Surprisingly enough, Case had been supported by Major Cooper, who’d received a rude awakening when he’d realized that his overindulged son could have killed Case with his cruel and vindictive actions. Cooper claimed that he hadn’t truly realized until then that his son had gotten so far out of control.
It had been Case who’d recommended military school, followed by a stint in the service. He’d explained that Danny would benefit more from the discipline and training he would receive in the military than from the adverse influence he’d be exposed to if he was sent to jail for assault and battery or any of the other charges Case could have brought against him. Cooper had gratefully agreed.
Propped against the pillows in her hospital room, Maddie rested from the delivery and watched her husband rock his tiny son, a look of adoring wonder on Case’s lean, strong face. She tried to speak past a lump in her throat. “Well, Sheriff? What do you have to say for yourself this time? You almost stood up me and your son.”

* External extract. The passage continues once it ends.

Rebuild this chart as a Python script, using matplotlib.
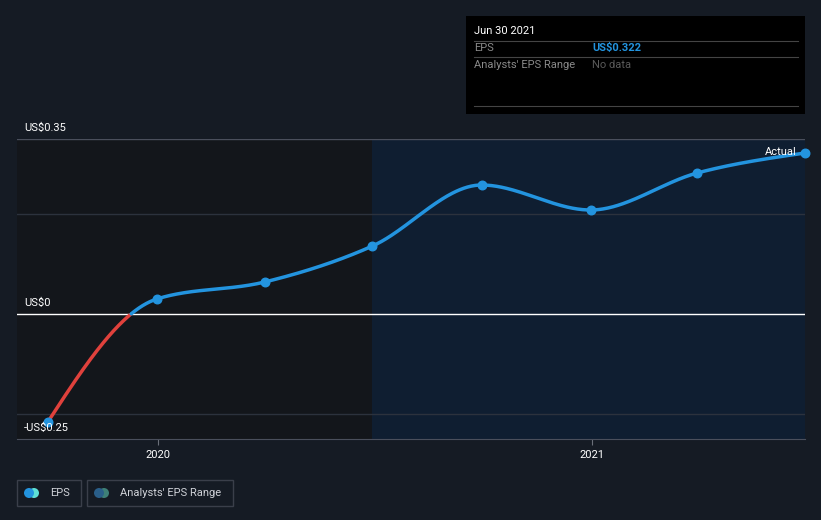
import numpy as np
import matplotlib
matplotlib.use("Agg")
import matplotlib.pyplot as plt
import matplotlib.dates as mdates
from matplotlib.patches import Rectangle, Ellipse
import datetime as dt

plt.rcParams['font.family'] = ['Roboto', 'DejaVu Sans']

# data
dates = ["2019-09-30", "2019-12-31", "2020-03-31", "2020-06-30",
         "2020-09-30", "2020-12-31", "2021-03-31", "2021-06-30"]
eps = [-0.216, 0.030, 0.064, 0.136, 0.258, 0.208, 0.282, 0.322]
y_ticks = [-0.25, 0.0, 0.35]
y_labels = ["-US$0.25", "US$0", "US$0.35"]
grid_vals = [-0.2, 0.2]
x_ticks = ["2020-01-01", "2021-01-01"]
x_labels = ["2020", "2021"]
forecast_start = "2020-06-30"

BG = '#151b24'
BLUE = '#2394df'
RED = '#e0413c'


def monotone(x, y, n=600):
    # d3-style monotone cubic
    x = np.asarray(x, float); y = np.asarray(y, float)
    h = np.diff(x); s = np.diff(y) / h
    m = np.zeros_like(y)
    for i in range(1, len(y) - 1):
        if s[i-1] * s[i] <= 0:
            m[i] = 0
        else:
            p = (s[i-1] * h[i] + s[i] * h[i-1]) / (h[i-1] + h[i])
            m[i] = np.sign(s[i-1]) * min(abs(s[i-1]), abs(s[i]), 0.5 * abs(p)) * 2
    m[0] = (3 * s[0] - m[1]) / 2
    m[-1] = (3 * s[-1] - m[-2]) / 2
    xs = np.linspace(x[0], x[-1], n)
    idx = np.clip(np.searchsorted(x, xs) - 1, 0, len(h) - 1)
    t = (xs - x[idx]) / h[idx]
    h00 = 2*t**3 - 3*t**2 + 1; h10 = t**3 - 2*t**2 + t
    h01 = -2*t**3 + 3*t**2; h11 = t**3 - t**2
    ys = h00*y[idx] + h10*h[idx]*m[idx] + h01*y[idx+1] + h11*h[idx]*m[idx+1]
    return xs, ys


xd = np.array([mdates.date2num(dt.datetime.fromisoformat(d)) for d in dates])
xs, ys = monotone(xd, eps)

fig = plt.figure(figsize=(8.21, 5.2), dpi=100, facecolor=BG)
ax = fig.add_axes([17/821, 81/520, 788/821, 300/520])
ax.set_facecolor(BG)
x0 = xd[0] - 26
x1 = xd[-1]
ax.set_xlim(x0, x1)
ax.set_ylim(-0.25, 0.35)

fs = mdates.date2num(dt.datetime.fromisoformat(forecast_start))
ax.axvspan(x0, fs, color='#13161b', zorder=0, lw=0)
ax.axvspan(fs, x1, color='#0f1e31', zorder=0, lw=0)

for g in grid_vals:
    ax.axhline(g, color='#2c323d', lw=1, zorder=1)
ax.axhline(0.35, color='#4a4f5c', lw=1, zorder=1)
ax.axhline(0.0, color='white', lw=1, zorder=2)

neg = np.where(ys <= 0, ys, np.nan)
pos = np.where(ys >= 0, ys, np.nan)
ax.plot(xs, neg, color=RED, lw=2.5, zorder=3, solid_capstyle='round')
ax.plot(xs, pos, color=BLUE, lw=2.5, zorder=3, solid_capstyle='round')
ax.scatter(xd, eps, s=38, color=BLUE, zorder=4, clip_on=False)
ax.text(xd[-1] - 7, eps[-1] + 0.002, "Actual", color='white', fontsize=8,
        ha='right', va='center', zorder=5)

for v, lab in zip(y_ticks, y_labels):
    ax.text(x0 + 6, v + 0.012, lab, color='white', fontsize=8, ha='left',
            va='bottom', zorder=5)

ax.set_yticks([])
xt = [mdates.date2num(dt.datetime.fromisoformat(d)) for d in x_ticks]
ax.set_xticks(xt)
ax.set_xticklabels(x_labels, color='white', fontsize=8)
ax.tick_params(axis='x', colors='#6b707a', length=4, labelcolor='white', pad=4)
for s in ['top', 'left', 'right']:
    ax.spines[s].set_visible(False)
ax.spines['bottom'].set_color('#4a4f5c')

# tooltip box
fig.patches.append(Rectangle((466/821, 1 - 114/520), 339/821, 98/520,
                             transform=fig.transFigure, facecolor='black',
                             edgecolor='none', zorder=1))
for yy in [41, 57, 106]:
    fig.add_artist(plt.Line2D([474/821, 798/821], [1 - yy/520] * 2,
                              transform=fig.transFigure, color='#444',
                              lw=0.8))
fig.text(474/821, 1 - 31/520, "Jun 30 2021", color='white', fontsize=8,
         va='center')
fig.text(474/821, 1 - 48/520, "EPS", color='#8a8a8a', fontsize=8, va='center')
fig.text(592/821, 1 - 48/520, "US$0.322", color=BLUE, fontsize=8,
         va='center', fontweight='bold')
fig.text(474/821, 1 - 65/520, "Analysts' EPS Range", color='#8a8a8a',
         fontsize=8, va='center')
fig.text(592/821, 1 - 65/520, "No data", color='#5a5a5a', fontsize=8,
         va='center')

# legend
legend_items = [("EPS", BLUE, '#5ee0d6', 17, 64),
                ("Analysts' EPS Range", '#2a5f8a', '#3e8077', 87, 146)]
for lab, c1, c2, lx, w in legend_items:
    fig.patches.append(Rectangle((lx/821, 1 - 506/520), w/821, 26/520,
                                 transform=fig.transFigure, facecolor='none',
                                 edgecolor='#3a3f4a', lw=1))
    fig.patches.append(Ellipse(((lx + 17)/821, 1 - 493/520), 10/821, 10/520,
                               transform=fig.transFigure, facecolor=c2,
                               edgecolor='none'))
    fig.patches.append(Ellipse(((lx + 12)/821, 1 - 493/520), 10/821, 10/520,
                               transform=fig.transFigure, facecolor=c1,
                               edgecolor='none'))
    fig.text((lx + 33)/821, 1 - 493/520, lab, color='#cfd2d8', fontsize=8,
             va='center')

fig.savefig("out.png", dpi=100, facecolor=BG)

Case gave her a sheepish smile. “There was a chemical spill out on the highway. No one was hurt, but someone had to supervise the cleanup.”
“That someone being you.”
He nodded. “But I came as soon as Jackson tracked me down to tell me that you’d gone into labor during the wedding shower for him and Jill. He was frantic to get me here in time, and I’m grateful to him. I wouldn’t have missed this for anything short of disaster, Maddie.”
She smiled. “I know, darling. I knew you would be here.”
He didn’t return the smile. Instead, he looked from her to their sleeping son. When his eyes lifted again, they glittered with emotion. “I love you, Maddie.”
It was still something he said rarely, only on very special occasions. Like this one. The words were all the more special to Maddie because she knew how sincerely he meant them.